Treating Nightmare Disorder

The Nightmare, 1781, John Henry Fuseli

By Victor Marinez

Most people experience nightmares on occasion. However, a small segment of the population experiences nightmare disorder. This is when one’s nightmares are so severe they cause distress, anxiety, and a fear of going to sleep. Nightmares are most prevalent in children from the ages of three to six. However, nightmare disorders persist in about 2%-8% of adults.

Recently scientist Sophie Schwartz at the University of Geneva has found that a technique called targeted memory reactivation (TMR) helps ward off nightmares by strengthening an associated memory. A sound is played while learning and focusing on a subject. While sleeping that same sound is played. This sound cue aims to disrupt the nightmare and instigate a good memory. This technique branches off from a method called important for memory storage (IRT), which is suppressing nightmares with good memories.

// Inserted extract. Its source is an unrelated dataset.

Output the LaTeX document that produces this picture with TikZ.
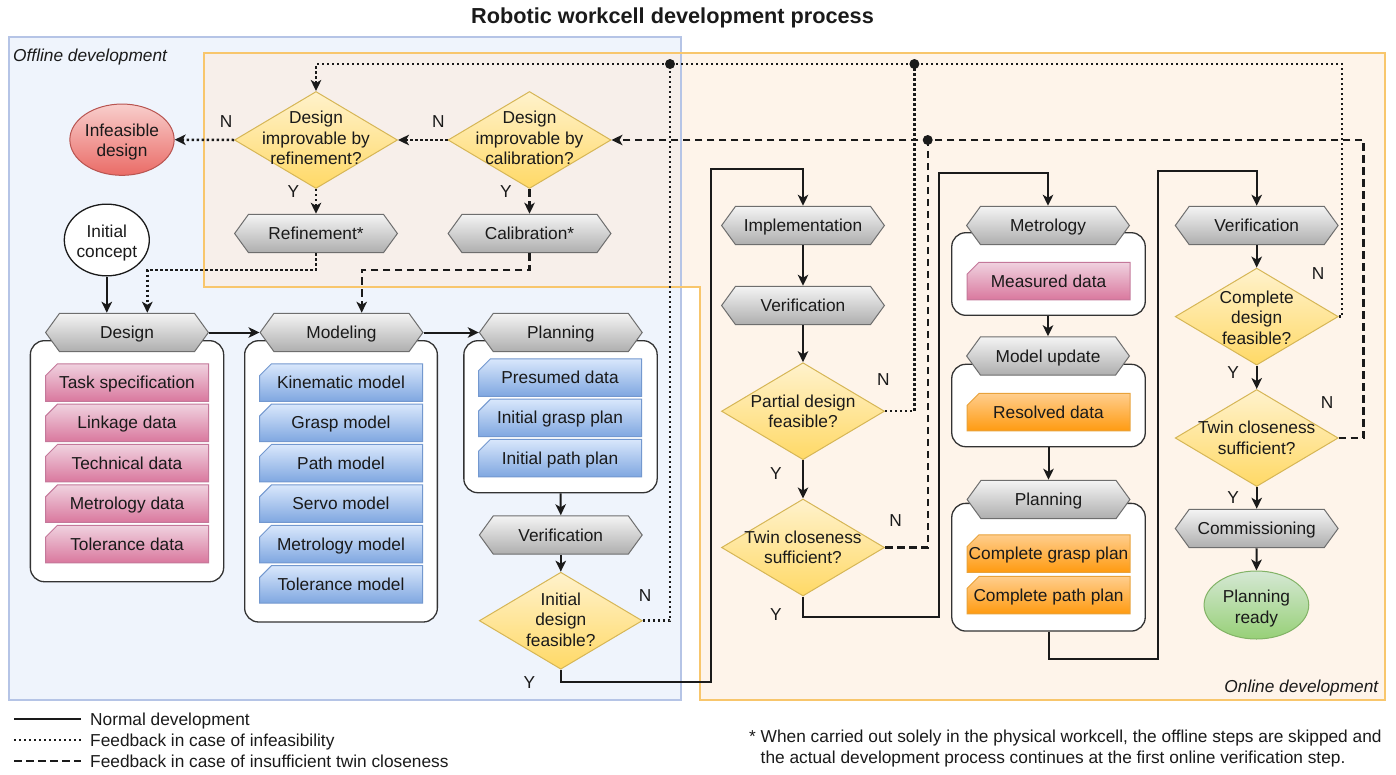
\documentclass[tikz,border=0pt]{standalone}
\usepackage{fontspec}
\setmainfont{Liberation Sans}
\usetikzlibrary{shapes.geometric,arrows.meta}

% palette
\definecolor{ink}{HTML}{1A1A1A}
\definecolor{offfill}{HTML}{EFF4FC}
\definecolor{offedge}{HTML}{B5C4E6}
\definecolor{onfill}{HTML}{FEF4EA}
\definecolor{onedge}{HTML}{F8C66C}
\definecolor{bothfill}{HTML}{F7EFEA}
\definecolor{hexT}{HTML}{F5F5F5}
\definecolor{hexB}{HTML}{ADADAD}
\definecolor{hexD}{HTML}{6E6E6E}
\definecolor{decT}{HTML}{FFF2CC}
\definecolor{decB}{HTML}{FFD966}
\definecolor{decD}{HTML}{D6B656}
\definecolor{pinkT}{HTML}{F0D3E0}
\definecolor{pinkB}{HTML}{D9779D}
\definecolor{pinkD}{HTML}{C4789A}
\definecolor{blueT}{HTML}{DAE8FC}
\definecolor{blueB}{HTML}{7EA6E0}
\definecolor{blueD}{HTML}{7398CF}
\definecolor{oraT}{HTML}{FFCE8E}
\definecolor{oraB}{HTML}{FF9A0F}
\definecolor{oraD}{HTML}{E8A23A}
\definecolor{redT}{HTML}{F8CECC}
\definecolor{redB}{HTML}{EA6B66}
\definecolor{redD}{HTML}{B85450}
\definecolor{grnT}{HTML}{D5E8D4}
\definecolor{grnB}{HTML}{97D077}
\definecolor{grnD}{HTML}{82B366}
\definecolor{grpD}{HTML}{333333}

% hexagonal process outline, drawn inside the node's box
\newcommand{\hexpath}{%
  \path[top color=hexT, bottom color=hexB, draw=hexD, line width=1pt]
    ([xshift=0.6pt]path picture bounding box.west)
    -- ([shift={(14.5pt,-0.6pt)}]path picture bounding box.north west)
    -- ([shift={(-14.5pt,-0.6pt)}]path picture bounding box.north east)
    -- ([xshift=-0.6pt]path picture bounding box.east)
    -- ([shift={(-14.5pt,0.6pt)}]path picture bounding box.south east)
    -- ([shift={(14.5pt,0.6pt)}]path picture bounding box.south west)
    -- cycle;}

% data card with a cut top-left corner
\newcommand{\cardpath}[3]{%
  \path[top color=#1, bottom color=#2, draw=#3, line width=1pt]
    ([shift={(0.5pt,0.5pt)}]path picture bounding box.south west)
    -- ([shift={(0.5pt,-12.5pt)}]path picture bounding box.north west)
    -- ([shift={(12.5pt,-0.5pt)}]path picture bounding box.north west)
    -- ([shift={(-0.5pt,-0.5pt)}]path picture bounding box.north east)
    -- ([shift={(-0.5pt,0.5pt)}]path picture bounding box.south east)
    -- cycle;}

\begin{document}
\begin{tikzpicture}[x=1pt,y=-1pt,
  font=\fontsize{17.3}{20.5}\selectfont, text=ink,
  oneline/.style={text height=15.6pt, text depth=3.6pt},
  stepbox/.style={rectangle, minimum width=164pt, minimum height=39.5pt,
    inner sep=0pt, outer sep=0pt, oneline, path picture={\hexpath}},
  cardbase/.style={rectangle, minimum width=164pt, minimum height=38.5pt,
    inner sep=0pt, outer sep=0pt, oneline},
  pinkcard/.style={cardbase, path picture={\cardpath{pinkT}{pinkB}{pinkD}}},
  bluecard/.style={cardbase, path picture={\cardpath{blueT}{blueB}{blueD}}},
  oracard/.style={cardbase, path picture={\cardpath{oraT}{oraB}{oraD}}},
  grp/.style={rectangle, rounded corners=14pt, draw=grpD, fill=white,
    line width=1.3pt, inner sep=0pt},
  decision/.style={diamond, minimum width=163pt, minimum height=97pt,
    inner sep=0pt, top color=decT, bottom color=decB, draw=decD, line width=1pt},
  dtext/.style={align=center, inner sep=0pt},
  terminal/.style={ellipse, inner sep=0pt, line width=1pt},
  yn/.style={inner sep=0pt, oneline},
  solidln/.style={draw=ink, line width=2pt},
  dotln/.style={draw=ink, line width=2.5pt, dash pattern=on 2.4pt off 2.6pt},
  dashln/.style={draw=ink, line width=2.1pt, dash pattern=on 7.5pt off 4.5pt},
  arr/.style={-{Stealth[length=11pt,width=10.5pt,inset=3pt]}},
  joint/.style={circle, fill=ink, inner sep=0pt, minimum size=10pt},
  legendtxt/.style={anchor=west, inner sep=0pt, oneline}]

\useasboundingbox (0,0) rectangle (1396,774);

% ---------- development regions ----------
\path[fill=offfill] (8.5,37) rectangle (681,700);
\path[fill=onfill] (681,53) -- (1385,53) -- (1385,700) -- (700,700) -- (700,287) -- (681,287) -- cycle;
\path[fill=bothfill] (204,53) rectangle (681,287);
\draw[offedge, line width=2pt] (8.5,37) rectangle (681,700);
\draw[onedge, line width=2pt] (204,53) -- (1385,53) -- (1385,700) -- (700,700) -- (700,287) -- (204,287) -- cycle;

\node[font=\fontsize{21.7}{26}\selectfont\bfseries, inner sep=0pt] (title) at (672.5,18) {Robotic workcell development process};
\node[anchor=west, font=\fontsize{17.3}{20.5}\selectfont\itshape, inner sep=0pt, oneline] (offlbl) at (13,55.7) {Offline development};
\node[anchor=east, font=\fontsize{17.3}{20.5}\selectfont\itshape, inner sep=0pt, oneline] (onlbl) at (1378.5,686) {Online development};

% ---------- group containers ----------
\node[grp, minimum width=193.3pt, minimum height=241pt] (dgrp) at (127,461.2) {};
\node[grp, minimum width=192.7pt, minimum height=281.3pt] (mgrp) at (341,481.35) {};
\node[grp, minimum width=193.3pt, minimum height=152pt] (pgrp) at (560.5,416.7) {};
\node[grp, minimum width=193.5pt, minimum height=82.6pt] (metgrp) at (1048.5,274) {};
\node[grp, minimum width=193.5pt, minimum height=82.4pt] (updgrp) at (1048.5,405.5) {};
\node[grp, minimum width=193.5pt, minimum height=127.7pt] (p2grp) at (1048.5,567.2) {};

% ---------- data cards ----------
\node[pinkcard] (task) at (127,382.5) {Task specification};
\node[pinkcard] (link) at (127,422.9) {Linkage data};
\node[pinkcard] (tech) at (127,463.2) {Technical data};
\node[pinkcard] (metd) at (127,503.6) {Metrology data};
\node[pinkcard] (told) at (127,544) {Tolerance data};

\node[bluecard] (kin) at (341,382.5) {Kinematic model};
\node[bluecard] (grasp) at (341,422.9) {Grasp model};
\node[bluecard] (path) at (341,463.2) {Path model};
\node[bluecard] (servo) at (341,503.6) {Servo model};
\node[bluecard] (metm) at (341,544) {Metrology model};
\node[bluecard] (tolm) at (341,584.4) {Tolerance model};

\node[bluecard] (presumed) at (560,377.5) {Presumed data};
\node[bluecard] (igrasp) at (560,417.9) {Initial grasp plan};
\node[bluecard] (ipath) at (560,458) {Initial path plan};

\node[pinkcard] (measured) at (1048.5,281) {Measured data};
\node[oracard] (resolved) at (1048.5,412.2) {Resolved data};
\node[oracard] (cgrasp) at (1048.5,553.5) {Complete grasp plan};
\node[oracard] (cpath) at (1048.5,595.2) {Complete path plan};

% ---------- process steps ----------
\node[stepbox] (refine) at (316,233.5) {Refinement*};
\node[stepbox] (calibr) at (529.5,233.5) {Calibration*};
\node[stepbox] (design) at (127,332.5) {Design};
\node[stepbox] (modeling) at (341.5,332.5) {Modeling};
\node[stepbox] (planning) at (560.8,332.5) {Planning};
\node[stepbox] (verif1) at (560.8,535) {Verification};
\node[stepbox] (impl) at (803,225.5) {Implementation};
\node[stepbox] (verif2) at (803,305.5) {Verification};
\node[stepbox] (metro) at (1048,225.5) {Metrology};
\node[stepbox] (mupd) at (1048,356) {Model update};
\node[stepbox] (plan2) at (1048.5,499.5) {Planning};
\node[stepbox] (verif3) at (1256.7,225.5) {Verification};
\node[stepbox] (commiss) at (1256.7,528.5) {Commissioning};

% ---------- decisions ----------
\node[decision] (refdec) at (316,140) {};
\node[dtext, yshift=2pt] (refdecT) at (refdec) {Design\\improvable by\\refinement?};
\node[decision] (caldec) at (529.5,140) {};
\node[dtext, yshift=2pt] (caldecT) at (caldec) {Design\\improvable by\\calibration?};
\node[decision] (initdes) at (560.8,620.7) {};
\node[dtext, yshift=1pt] (initdesT) at (initdes) {Initial\\design\\feasible?};
\node[decision] (partial) at (803,411.2) {};
\node[dtext] (partialT) at (partial) {Partial design\\feasible?};
\node[decision] (twin1) at (803,547.5) {};
\node[dtext] (twin1T) at (twin1) {Twin closeness\\sufficient?};
\node[decision] (complete) at (1256.7,316.6) {};
\node[dtext, yshift=-1pt] (completeT) at (complete) {Complete\\design\\feasible?};
\node[decision] (twin2) at (1256.7,438) {};
\node[dtext] (twin2T) at (twin2) {Twin closeness\\sufficient?};

% ---------- terminals ----------
\node[terminal, minimum width=104.3pt, minimum height=71.3pt, top color=redT, bottom color=redB, draw=redD] (infeas) at (122,139.7) {};
\node[dtext, yshift=-2.5pt] (infeasT) at (infeas) {Infeasible\\design};
\node[terminal, minimum width=85pt, minimum height=71.7pt, fill=white, draw=ink, line width=1.3pt] (concept) at (106.8,240) {};
\node[dtext, yshift=-3pt] (conceptT) at (concept) {Initial\\concept};
\node[terminal, minimum width=104.7pt, minimum height=68pt, top color=grnT, bottom color=grnB, draw=grnD] (ready) at (1256.4,605) {};
\node[dtext, yshift=-3.5pt] (readyT) at (ready) {Planning\\ready};

% ---------- bend points ----------
\coordinate (c1) at (711,681.7);
\coordinate (c2) at (711,169);
\coordinate (c3) at (938.5,616.7);
\coordinate (c4) at (938.5,172.7);
\coordinate (c5) at (1157.5,659);
\coordinate (c6) at (1157.5,170.7);
\coordinate (r1) at (147.3,270);
\coordinate (r2) at (361.7,270);
\coordinate (j1) at (670,64);
\coordinate (j2) at (914.4,64);
\coordinate (k1) at (1342,64);
\coordinate (j3) at (927.7,140);
\coordinate (k2) at (1363.5,140);

% ---------- normal development ----------
\draw[solidln,arr] (concept.south) -- (concept.south |- design.north);
\draw[solidln,arr] (design.east) -- (modeling.west);
\draw[solidln,arr] (modeling.east) -- (planning.west);
\draw[solidln,arr] (pgrp.south) -- (verif1.north);
\draw[solidln,arr] (verif1.south) -- (initdes.north);
\draw[solidln,arr] (initdes.south) |- (c1) -- (c2) -| (impl.north);
\draw[solidln,arr] (impl.south) -- (verif2.north);
\draw[solidln,arr] (verif2.south) -- (partial.north);
\draw[solidln,arr] (partial.south) -- (twin1.north);
\draw[solidln,arr] (twin1.south) |- (c3) -- (c4) -| (metro.north);
\draw[solidln,arr] (metgrp.south -| mupd.north) -- (mupd.north);
\draw[solidln,arr] (updgrp.south -| plan2.north) -- (plan2.north);
\draw[solidln,arr] (p2grp.south) |- (c5) -- (c6) -| (verif3.north);
\draw[solidln,arr] (verif3.south) -- (complete.north);
\draw[solidln,arr] (complete.south) -- (twin2.north);
\draw[solidln,arr] (twin2.south) -- (commiss.north);
\draw[solidln,arr] (commiss.south) -- (ready.north);

% ---------- feedback: infeasibility ----------
\draw[dotln,arr] (refdec.west) -- (infeas.east);
\draw[dotln,arr] (caldec.west) -- (refdec.east);
\draw[dotln,arr] (refdec.south) -- (refine.north);
\draw[dotln,arr] (refine.south) |- (r1) -- (r1 |- design.north);
\draw[dotln,arr] (initdes.east) -| (j1) -| (refdec.north);
\draw[dotln] (partial.east) -| (j2);
\draw[dotln] (complete.east) -| (k1) -- (j2) -- (j1);

% ---------- feedback: twin closeness ----------
\draw[dashln,arr] (caldec.south) -- (calibr.north);
\draw[dashln,arr] (calibr.south) |- (r2) -- (r2 |- modeling.north);
\draw[dashln] (twin1.east) -| (j3);
\draw[dashln,arr] (twin2.east) -| (k2) -- (j3) -- (caldec.east);

\node[joint] (dot1) at (j1) {};
\node[joint] (dot2) at (j2) {};
\node[joint] (dot3) at (j3) {};

% ---------- branch labels ----------
\node[yn] (nRef) at (226,121.7) {N};
\node[yn] (nCal) at (438.3,121.3) {N};
\node[yn] (yRef) at (293.3,191.7) {Y};
\node[yn] (yCal) at (506,191) {Y};
\node[yn] (nInit) at (645,595) {N};
\node[yn] (yInit) at (529.3,682.7) {Y};
\node[yn] (nPart) at (883.3,379.3) {N};
\node[yn] (yPart) at (776,473) {Y};
\node[yn] (nTw1) at (895.7,520) {N};
\node[yn] (yTw1) at (776,614) {Y};
\node[yn] (nComp) at (1318,273) {N};
\node[yn] (yComp) at (1233,372) {Y};
\node[yn] (nTw2) at (1327,402) {N};
\node[yn] (yTw2) at (1233,497) {Y};

% ---------- legend ----------
\coordinate (la1) at (14,719);  \coordinate (lb1) at (81,719);
\coordinate (la2) at (14,740);  \coordinate (lb2) at (81,740);
\coordinate (la3) at (14,761);  \coordinate (lb3) at (81,761);
\draw[solidln] (la1) -- (lb1);
\draw[dotln] (la2) -- (lb2);
\draw[dashln] (la3) -- (lb3);
\node[legendtxt] (lt1) at (90,719) {Normal development};
\node[legendtxt] (lt2) at (90,740) {Feedback in case of infeasibility};
\node[legendtxt] (lt3) at (90,761) {Feedback in case of insufficient twin closeness};

\node[legendtxt] (fn1) at (749,736) {* When carried out solely in the physical workcell, the offline steps are skipped and};
\node[legendtxt] (fn2) at (760.5,757) {the actual development process continues at the first online verification step.};

\end{tikzpicture}
\end{document}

These techniques directly tackle the roots behind nightmare disorder and why it is so debilitating for those who have it. The main causes of the disorder are stress, sleep deprivation, and trauma or PTSD.  Some types of medications could even cause nightmare disorders such as antidepressants.

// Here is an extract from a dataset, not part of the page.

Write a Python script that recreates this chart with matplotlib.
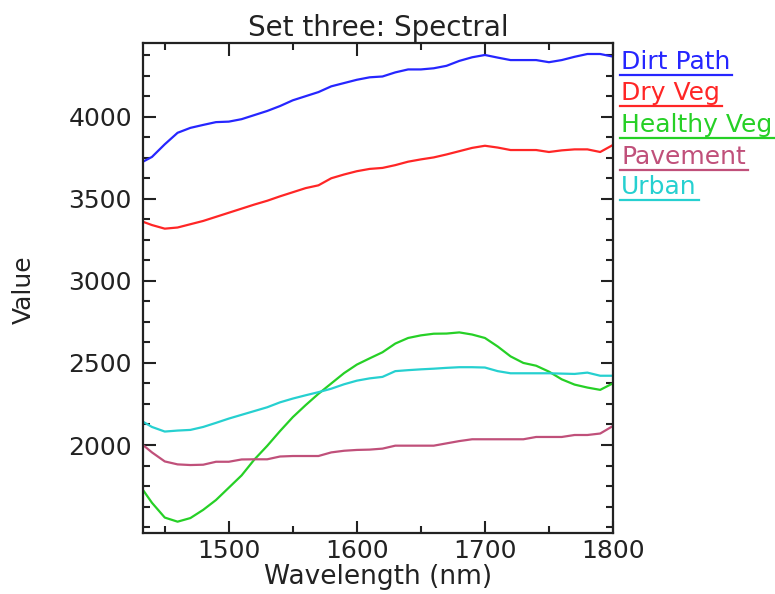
import matplotlib
matplotlib.use("Agg")
import matplotlib.pyplot as plt
from matplotlib.lines import Line2D
from matplotlib.ticker import MultipleLocator

wavelength = [1433, 1440, 1450, 1460, 1470, 1480, 1490, 1500, 1510, 1520,
              1530, 1540, 1550, 1560, 1570, 1580, 1590, 1600, 1610, 1620,
              1630, 1640, 1650, 1660, 1670, 1680, 1690, 1700, 1710, 1720,
              1730, 1740, 1750, 1760, 1770, 1780, 1790, 1800]

dirt_path = [3726, 3755, 3832, 3902, 3932, 3950, 3967, 3970, 3985, 4010,
             4035, 4065, 4100, 4125, 4150, 4185, 4205, 4225, 4240, 4245,
             4270, 4288, 4288, 4295, 4310, 4340, 4362, 4376, 4360, 4345,
             4345, 4345, 4332, 4345, 4365, 4382, 4382, 4366]

dry_veg = [3360, 3340, 3318, 3325, 3345, 3365, 3390, 3415, 3440, 3465,
           3488, 3515, 3540, 3565, 3582, 3625, 3648, 3668, 3682, 3688,
           3705, 3726, 3740, 3752, 3770, 3790, 3810, 3823, 3812, 3797,
           3797, 3797, 3785, 3795, 3801, 3801, 3785, 3828]

healthy_veg = [1726, 1648, 1558, 1533, 1555, 1605, 1665, 1740, 1815, 1912,
               1995, 2085, 2170, 2243, 2312, 2375, 2438, 2490, 2528, 2565,
               2618, 2652, 2668, 2678, 2679, 2686, 2673, 2652, 2600, 2540,
               2500, 2483, 2447, 2400, 2368, 2350, 2336, 2376]

pavement = [2000, 1955, 1900, 1882, 1878, 1880, 1898, 1898, 1912, 1913,
            1913, 1930, 1933, 1933, 1933, 1955, 1965, 1970, 1972, 1978,
            1996, 1996, 1996, 1996, 2010, 2024, 2035, 2035, 2035, 2035,
            2035, 2049, 2049, 2049, 2061, 2061, 2070, 2116]

urban = [2142, 2110, 2082, 2088, 2092, 2110, 2135, 2161, 2184, 2207,
         2230, 2260, 2283, 2303, 2322, 2343, 2370, 2392, 2406, 2415,
         2450, 2456, 2461, 2465, 2470, 2474, 2474, 2472, 2450, 2437,
         2437, 2437, 2437, 2435, 2433, 2441, 2422, 2422]

series_names = ["Dirt Path", "Dry Veg", "Healthy Veg", "Pavement", "Urban"]
series_values = [dirt_path, dry_veg, healthy_veg, pavement, urban]
colors = ["#2626ff", "#ff2626", "#26d026", "#c0507a", "#26d0d0"]

title = "Set three: Spectral"
xlabel = "Wavelength (nm)"
ylabel = "Value"
xticks = [1500, 1600, 1700, 1800]
yticks = [2000, 2500, 3000, 3500, 4000]

plt.rcParams['font.family'] = ['DejaVu Sans']
W, H = 775, 594
fig = plt.figure(figsize=(W / 100, H / 100), dpi=100)
ax = fig.add_axes([143 / W, 1 - 533 / H, (613 - 143) / W, (533 - 43) / H])

for vals, col in zip(series_values, colors):
    ax.plot(wavelength, vals, color=col, lw=1.6, solid_joinstyle='round')

ax.set_xlim(1433, 1800)
ax.set_ylim(1464, 4449)
ax.set_xticks(xticks)
ax.set_yticks(yticks)
ax.xaxis.set_minor_locator(MultipleLocator(50))
ax.yaxis.set_minor_locator(MultipleLocator(125))
ax.tick_params(which='both', direction='in', top=True, right=True,
               colors='#222222', labelsize=18, width=1.5)
ax.tick_params(which='major', length=9)
ax.tick_params(which='minor', length=5)
ax.tick_params(axis='x', pad=4)
ax.tick_params(axis='y', pad=8)
for sp in ax.spines.values():
    sp.set_linewidth(1.6)
    sp.set_color('#222222')

ax.set_title(title, fontsize=20, color='#222222', pad=5)
fig.text(378 / W, 1 - 584 / H, xlabel, ha='center', va='baseline',
         fontsize=19, color='#222222')
fig.text(24 / W, 1 - 290 / H, ylabel, ha='center', va='center',
         rotation=90, fontsize=18, color='#222222')

# legend: coloured text with underline
fig.canvas.draw()
renderer = fig.canvas.get_renderer()
legend_y = [62, 93, 125, 157, 187]
for name, col, yc in zip(series_names, colors, legend_y):
    t = fig.text(621 / W, 1 - yc / H, name, ha='left', va='center',
                 fontsize=18, color=col)
    bb = t.get_window_extent(renderer)
    yline = 1 - (yc + 13) / H
    x1 = min(bb.x1 + 2, W - 1)
    fig.add_artist(Line2D([620 / W, x1 / W], [yline, yline],
                          transform=fig.transFigure, color=col, lw=1.6))

fig.savefig("out.png", dpi=100)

The Sleep of Reason Produces Monsters, c. 1797, Francisco de Goya

Nightmares are the embodiment of our fears, tapping into traumatic moments and relieving them all over again. Deirdre Barrett, a psychologist at Harvard University, says nightmares have a purpose. “Nightmares probably evolved to help make us anxious about potential danger,” Barrett said. “Even post-traumatic nightmares, which just re-traumatize us, may have been useful in ancestral times.” In this case, the brain is working as intended, a survival measure that warms the mind of what could harm. However, just like with allergies, the body tends to overcorrect and harm itself in the process. Nightmares follow the same idea, what is meant as a warning becomes extremely harmful and debilitating.

Nightmares usually occur during rapid eye movement (REM) sleep, when your brain is more active. so dreams last longer. You enter REM sleep in roughly 90-minute intervals after you fall asleep. The National Sleep Foundation says REM sleep “plays an important role in dreaming, memory, emotional processing, and healthy brain development.” The importance of this stage in sleep can’t be understated, and greatly affects your experience in and out of sleep. People with nightmare disorder have a negative experience outside of sleep, which causes nightmares and decreases the quality of  REM sleep, which greatly impacts their functioning outside of sleep.

Emad Chowdhury suffers from nightmare disorder, something that has only started impacting him in recent years. He found working 9 to 5 a struggle and his mental health has suffered. His sleep health has also gone down the drain. Nightmares have become a nightly occurrence, that is when he can sleep at all. “I barely get any sleep anymore,” Chowdhury said. “If I get anywhere near three or five hours of sleep, it’s a good day.” One of the side effects of nightmare disorder is insomnia. Chowdhury has gone to the doctor to get treatment. “Nothing has worked at all,” says Chowdhury. “I’ve done everything and I still can’t sleep.” People with nightmare disorder usually get insomnia because they fear going to sleep. However Chowdhury’s case is different. He struggles falling asleep entirely and when he does, he never feels well rested. This once again connects back to having low quality REM sleep.

The remedies for nightmare disorder include stress or anxiety treatment because these are the leading causes of the disorder. This can be through counseling or therapy. Those who suffer from PTSD often undergo image rehearsal therapy, a practice where a patient meets with a therapist to create good endings to repeated and intrusive nightmares. Some doctors even recommend medications in order to reduce REM sleep and decrease the length of nightmares. The most common remedy is important for memory storage (IRT) which is a form of cognitive behavioral therapy. This teaches you how to overpower all the bad memories with good memories.

However, these examples tend to be temporary fixes to ease the symptoms while scientists research the cause of the disorder. Targeted Memory Reactivation (TMR), on the other hand, has the ability to be a proactive solution, stopping the problem in its tracks. This technique is quite similar to Pavlov’s dog experiment in which a sound is associated with an action or thing. During TMR the patient would associate a sound with learning something, anything that requires your brain to be active and thinking. The idea is that since during REM sleep your brain is the most active it will ever be, it will take immediate action instead of maybe gaining a happy ending. This interruption during REM sleep will not only improve your knowledge of the subject that interrupted your night but also improve your overall REM sleep.